• **PROBLEM REQUIREMENTS**:
Nothing beyond the line containing "Serif', 'Times New" is to be printed; print exactly each line from the start of the records below through that line, leaving out pictures.

• **LISTING**:
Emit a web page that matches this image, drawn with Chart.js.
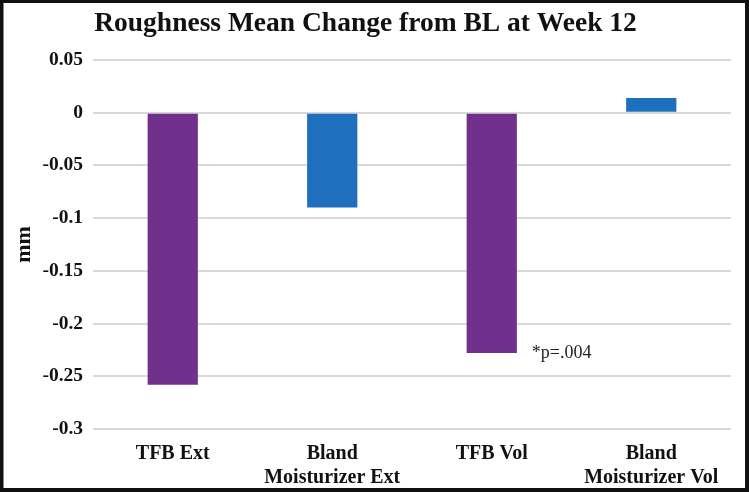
<!DOCTYPE html>
<html>
<head>
<meta charset="utf-8">
<script src="https://cdn.jsdelivr.net/npm/chart.js@4/dist/chart.umd.min.js"></script>
<style>
  html, body { margin: 0; padding: 0; background: #fff; }
  #wrap { width: 749px; height: 492px; }
</style>
</head>
<body>
<div id="wrap"><canvas id="roughChart"></canvas></div>
<script>
// chart data
const categories = [['TFB Ext'], ['Bland', 'Moisturizer Ext'], ['TFB Vol'], ['Bland', 'Moisturizer Vol']];
const meanChange = [-0.258, -0.09, -0.228, 0.014];
const barColors = ['#70308b', '#1f6fbf', '#70308b', '#1f6fbf'];
const yTicks = [0.05, 0, -0.05, -0.1, -0.15, -0.2, -0.25, -0.3];
const pNote = '*p=.004';
const pNoteIndex = 2;

const serif = "'Liberation Serif', 'Times New Roman', serif";

// white background + black frame
const framePlugin = {
    id: 'frame',
    beforeDraw(chart) {
        const c = chart.ctx;
        c.save();
        c.fillStyle = '#fff';
        c.fillRect(0, 0, chart.width, chart.height);
        c.restore();
    },
    afterDraw(chart) {
        const c = chart.ctx;
        c.save();
        c.strokeStyle = '#111';
        c.lineWidth = 4;
        c.strokeRect(1.5, 1, chart.width - 3.5, chart.height - 3);
        c.restore();
    }
};

// p-value note next to the TFB Vol bar
const notePlugin = {
    id: 'pnote',
    afterDatasetsDraw(chart) {
        const bar = chart.getDatasetMeta(0).data[pNoteIndex];
        if (!bar) return;
        const c = chart.ctx;
        c.save();
        c.font = '18px ' + serif;
        c.fillStyle = '#222';
        c.textBaseline = 'middle';
        c.fillText(pNote, bar.x + bar.width / 2 + 15, bar.y);
        c.restore();
    }
};

const ctx = document.getElementById('roughChart').getContext('2d');
new Chart(ctx, {
    type: 'bar',
    data: {
        labels: categories,
        datasets: [{
            data: meanChange,
            backgroundColor: barColors,
            borderWidth: 0,
            barPercentage: 0.315,
            categoryPercentage: 1
        }]
    },
    options: {
        responsive: true,
        maintainAspectRatio: false,
        animation: false,
        layout: { padding: { left: 0, right: 18, top: 0, bottom: 0 } },
        plugins: {
            legend: { display: false },
            tooltip: { enabled: false },
            title: {
                display: true,
                text: 'Roughness Mean Change from BL at Week 12',
                color: '#111',
                font: { family: serif, size: 27.5, weight: 'bold' },
                padding: { top: 7, bottom: 20 }
            }
        },
        scales: {
            x: {
                grid: { display: false },
                border: { display: false },
                ticks: {
                    color: '#111',
                    font: { family: serif, size: 20, weight: 'bold', lineHeight: 1.2 },
                    padding: 5,
                    maxRotation: 0,
                    autoSkip: false
                },
                afterFit(scale) { scale.height = 63; }
            },
            y: {
                min: -0.3,
                max: 0.05,
                afterBuildTicks(scale) {
                    scale.ticks = yTicks.map(v => ({ value: v }));
                },
                grid: { color: '#d9d9d9', lineWidth: 2, drawTicks: false },
                border: { display: false },
                ticks: {
                    color: '#111',
                    padding: 10,
                    font: { family: serif, size: 19.5, weight: 'bold' },
                    callback: v => String(parseFloat(v.toFixed(2)))
                },
                title: {
                    display: true,
                    text: 'mm',
                    color: '#111',
                    font: { family: serif, size: 22, weight: 'bold' },
                    padding: { top: 11, bottom: 0 }
                },
                afterFit(scale) { scale.width = 93; }
            }
        }
    },
    plugins: [framePlugin, notePlugin]
});
</script>
</body>
</html>
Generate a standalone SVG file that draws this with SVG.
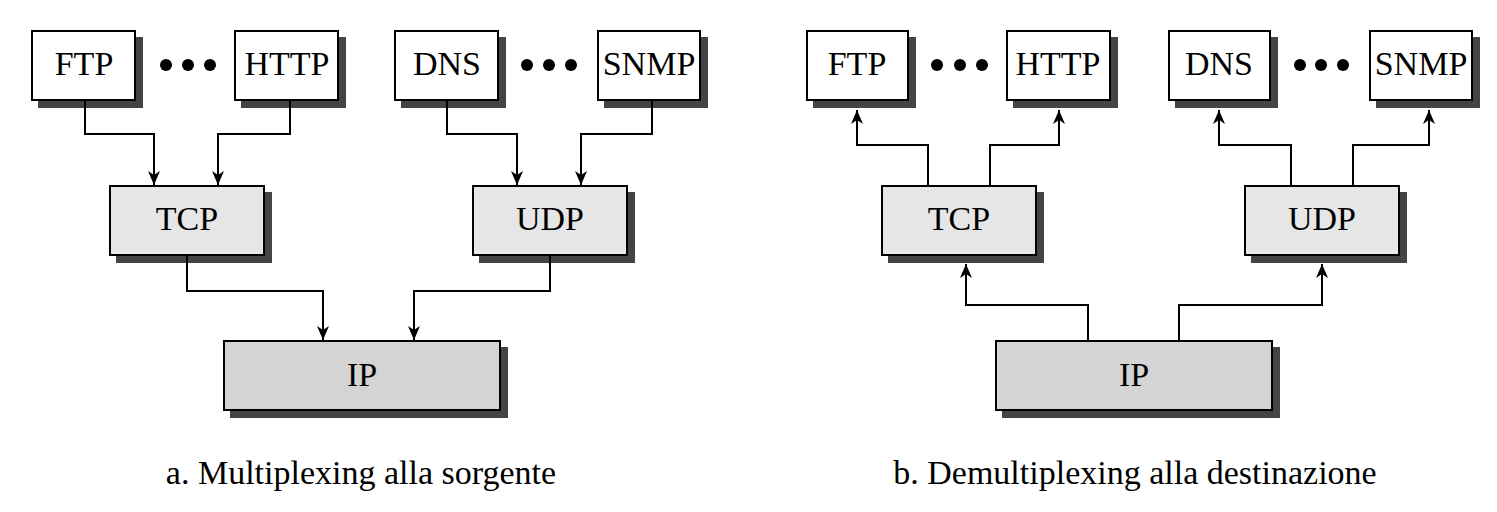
<svg xmlns="http://www.w3.org/2000/svg" width="1497" height="512" viewBox="0 0 1497 512">
<style>
.box{stroke:#000;stroke-width:2}
.app{fill:#fff}
.tr{fill:#e6e6e6}
.ip{fill:#d4d4d4}
.sh{fill:#444}
.lbl{font-family:"Liberation Serif","Times New Roman",serif;font-size:34px;fill:#000;text-anchor:middle}
.cap{font-family:"Liberation Serif","Times New Roman",serif;font-size:34px;fill:#000;text-anchor:middle}
.conn{fill:none;stroke:#000;stroke-width:2}
.dot{fill:#000}
</style>
<defs>
<marker id="arr" markerUnits="userSpaceOnUse" markerWidth="14" markerHeight="12" refX="14" refY="6" orient="auto" viewBox="0 0 14 12">
<path d="M0,0 L14,6 L0,12 L4,6 z" fill="#000"/>
</marker>
</defs>
<rect width="1497" height="512" fill="#fff"/>

<!-- Left part a -->
<g id="a-ftp"><rect class="sh" x="38" y="37" width="105" height="71"/><rect class="box app" x="32" y="31" width="103" height="69"/><text class="lbl" x="84" y="75">FTP</text></g>
<g id="a-http"><rect class="sh" x="241" y="37" width="105" height="71"/><rect class="box app" x="235" y="31" width="103" height="69"/><text class="lbl" x="287" y="75">HTTP</text></g>
<g id="a-dns"><rect class="sh" x="401" y="37" width="105" height="71"/><rect class="box app" x="395" y="31" width="103" height="69"/><text class="lbl" x="447" y="75">DNS</text></g>
<g id="a-snmp"><rect class="sh" x="604" y="37" width="104" height="71"/><rect class="box app" x="598" y="31" width="102" height="69"/><text class="lbl" x="649" y="75">SNMP</text></g>
<g id="a-dots1"><circle class="dot" cx="166" cy="65" r="6"/><circle class="dot" cx="188" cy="65" r="6"/><circle class="dot" cx="210" cy="65" r="6"/></g>
<g id="a-dots2"><circle class="dot" cx="527" cy="65" r="6"/><circle class="dot" cx="549" cy="65" r="6"/><circle class="dot" cx="571" cy="65" r="6"/></g>
<g id="a-tcp"><rect class="sh" x="116" y="192" width="156" height="71"/><rect class="box tr" x="110" y="186" width="154" height="69"/><text class="lbl" x="187" y="230">TCP</text></g>
<g id="a-udp"><rect class="sh" x="479" y="192" width="156" height="71"/><rect class="box tr" x="473" y="186" width="154" height="69"/><text class="lbl" x="550" y="230">UDP</text></g>
<g id="a-ip"><rect class="sh" x="230" y="347" width="278" height="71"/><rect class="box ip" x="224" y="341" width="276" height="69"/><text class="lbl" x="362" y="386">IP</text></g>

<!-- Right part b -->
<g id="b-ftp"><rect class="sh" x="813" y="37" width="103" height="71"/><rect class="box app" x="807" y="31" width="101" height="69"/><text class="lbl" x="857" y="75">FTP</text></g>
<g id="b-http"><rect class="sh" x="1013" y="37" width="105" height="71"/><rect class="box app" x="1007" y="31" width="103" height="69"/><text class="lbl" x="1058" y="75">HTTP</text></g>
<g id="b-dns"><rect class="sh" x="1175" y="37" width="103" height="71"/><rect class="box app" x="1169" y="31" width="101" height="69"/><text class="lbl" x="1219" y="75">DNS</text></g>
<g id="b-snmp"><rect class="sh" x="1376" y="37" width="104" height="71"/><rect class="box app" x="1370" y="31" width="102" height="69"/><text class="lbl" x="1421" y="75">SNMP</text></g>
<g id="b-dots1"><circle class="dot" cx="937" cy="65" r="6"/><circle class="dot" cx="960" cy="65" r="6"/><circle class="dot" cx="982" cy="65" r="6"/></g>
<g id="b-dots2"><circle class="dot" cx="1300" cy="65" r="6"/><circle class="dot" cx="1321" cy="65" r="6"/><circle class="dot" cx="1343" cy="65" r="6"/></g>
<g id="b-tcp"><rect class="sh" x="888" y="192" width="156" height="71"/><rect class="box tr" x="882" y="186" width="154" height="69"/><text class="lbl" x="959" y="230">TCP</text></g>
<g id="b-udp"><rect class="sh" x="1251" y="192" width="156" height="71"/><rect class="box tr" x="1245" y="186" width="154" height="69"/><text class="lbl" x="1322" y="230">UDP</text></g>
<g id="b-ip"><rect class="sh" x="1002" y="347" width="278" height="71"/><rect class="box ip" x="996" y="341" width="276" height="69"/><text class="lbl" x="1134" y="386">IP</text></g>

<g id="connectors">
<path class="conn" marker-end="url(#arr)" d="M85 101 V134 H154 V185"/>
<path class="conn" marker-end="url(#arr)" d="M290 101 V134 H218 V185"/>
<path class="conn" marker-end="url(#arr)" d="M447 101 V134 H517 V185"/>
<path class="conn" marker-end="url(#arr)" d="M652 101 V134 H581 V185"/>
<path class="conn" marker-end="url(#arr)" d="M187 256 V291 H323 V340"/>
<path class="conn" marker-end="url(#arr)" d="M550 256 V291 H414 V340"/>
<path class="conn" marker-end="url(#arr)" d="M928 185 V145 H857 V110"/>
<path class="conn" marker-end="url(#arr)" d="M990 185 V145 H1059 V110"/>
<path class="conn" marker-end="url(#arr)" d="M1291 185 V145 H1219 V110"/>
<path class="conn" marker-end="url(#arr)" d="M1353 185 V145 H1429 V110"/>
<path class="conn" marker-end="url(#arr)" d="M1088 340 V305 H966 V264"/>
<path class="conn" marker-end="url(#arr)" d="M1179 340 V305 H1322 V264"/>
</g>

<text class="cap" x="361" y="484">a. Multiplexing alla sorgente</text>
<text class="cap" x="1135" y="484">b. Demultiplexing alla destinazione</text>
</svg>
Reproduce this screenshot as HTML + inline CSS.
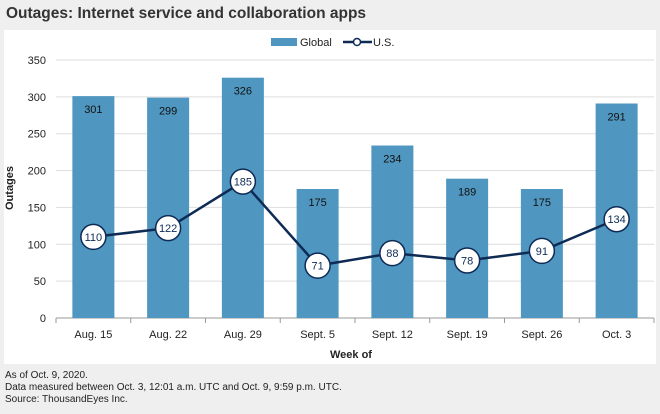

• **PROBLEM SOLUTION**:
Emit a web page that matches this image, drawn with Chart.js.
<!DOCTYPE html>
<html>
<head>
<meta charset="utf-8">
<script src="https://cdn.jsdelivr.net/npm/chart.js@4/dist/chart.umd.min.js"></script>
<style>
  html, body { margin: 0; padding: 0; background: #fff; }
  #wrap { width: 749px; height: 492px; }
</style>
</head>
<body>
<div id="wrap"><canvas id="roughChart"></canvas></div>
<script>
// chart data
const categories = [['TFB Ext'], ['Bland', 'Moisturizer Ext'], ['TFB Vol'], ['Bland', 'Moisturizer Vol']];
const meanChange = [-0.258, -0.09, -0.228, 0.014];
const barColors = ['#70308b', '#1f6fbf', '#70308b', '#1f6fbf'];
const yTicks = [0.05, 0, -0.05, -0.1, -0.15, -0.2, -0.25, -0.3];
const pNote = '*p=.004';
const pNoteIndex = 2;

const serif = "'Liberation Serif', 'Times New Roman', serif";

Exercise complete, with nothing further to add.